Arthouse film fans and critics primed to celebrate inclusion and diversity on screens (between which there's a lot of crossover) were looking for a certain thing in this film, qualities that made it fairly critic proof. It is indeed sumptuously gorgeous to look at, director Luca Guadagnino and DP Sayombhu Mukdeeprom making Northern Italy look and feel as beautiful as you imagine.

And it (rightly and respectfully) celebrates a young boy finding out who he is in an era where homosexuality would still have been very stigmatised, even in a comparatively more sexually liberal Europe.

The central flaw is also made slightly harder to see because of the performances. Armie Hammer is a tower of breezy, very American-style confidence, but I also loved Michael Stuhlbarg as the Dad, a professor who not only never wavers from his principles and love for his son, his academic pursuits, the arts and the intoxicating surroundings but manages to surprise you by revealing himself to be even wiser and more understanding than you've suspected.

But all eyes (quite deservedly so) were on the star-making turn by Timothée Chalamet, a young man who flawlessly inhabits the teenager somewhere between love and fear, belonging and alienation and brash swagger and awkward uncertainty about who he is and who he feels himself becoming.

But despite such qualities, there's one glaring problem with the whole movie – it's very dramatically empty. There's no drama or conflict. You keep expecting someone to discover the budding gay relationship and for there to be some dark emotional fallout, betrayal or shame, but nothing negative ever kicks in.

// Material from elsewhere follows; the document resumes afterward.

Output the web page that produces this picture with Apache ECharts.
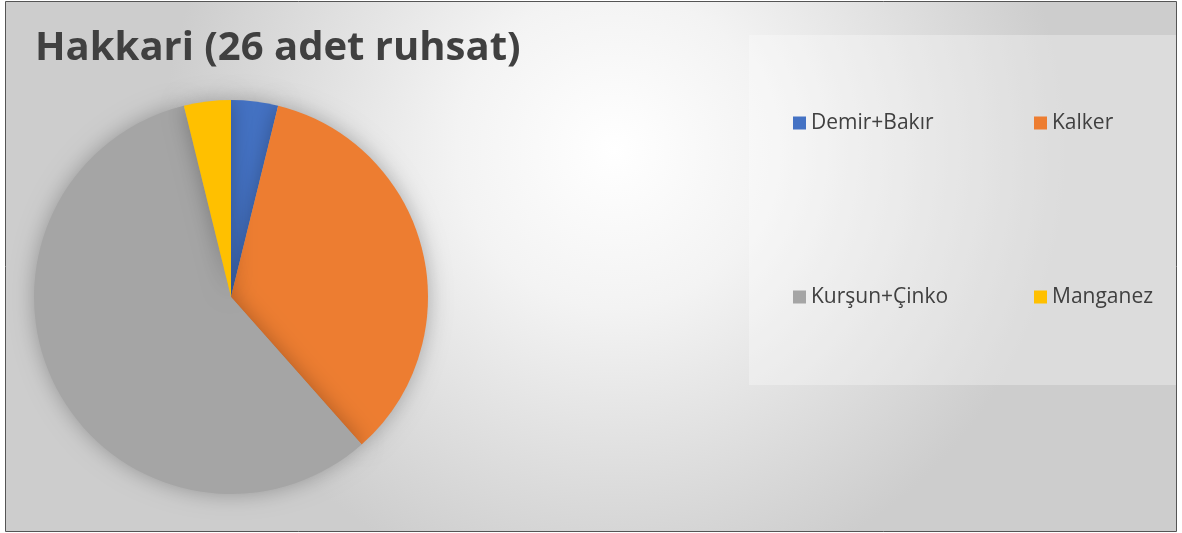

Even when the pivotal secret causes Elio to ultimately break the heart of the girl discovering adulthood with him, she calmly tells him they'll stay friends and she'll always love him. Replace it all with a heterosexual couple and it'd be a dull but pretty travelogue.

Elio (Chalamet) is at his family's summer mansion in a picturesque Italian town and like every year, his professor father (Stuhlbarg) invites a student to live with them while assisting with studies and developing the research.

Intending to do nothing all summer but smoke, read and laze around, Elio is instead fascinated by the handsome, borderline-brash American student, Oliver (Hammer). While he sees his friends, swims and starts a tentative physical relationship with local girl Marzia, he tries to distance himself from Oliver, too cool to let on how excited the older man makes him, all while being drawn to him like a magnet.

Guadagnino gives the proceedings a very sensual quality you can feel in everything from the barely-concealed frisson of excitement apparent on Elio's face when Oliver touches him to the warmth in the air and the cool of the water as they wade into a local lake. The sights and sounds are wonderfully evocative not just of an aesthetic mood but a quality you can almost smell and touch.

It's just that I spent the whole movie waiting for something dark to happen, and while I'm sure it's fairly refreshing to see a film where homosexuality doesn't lead to some awful fallout (anything from non-acceptance to sexual violence) the script by James Ivory, and presumably the novel on which it's based, forgot to include any real stakes.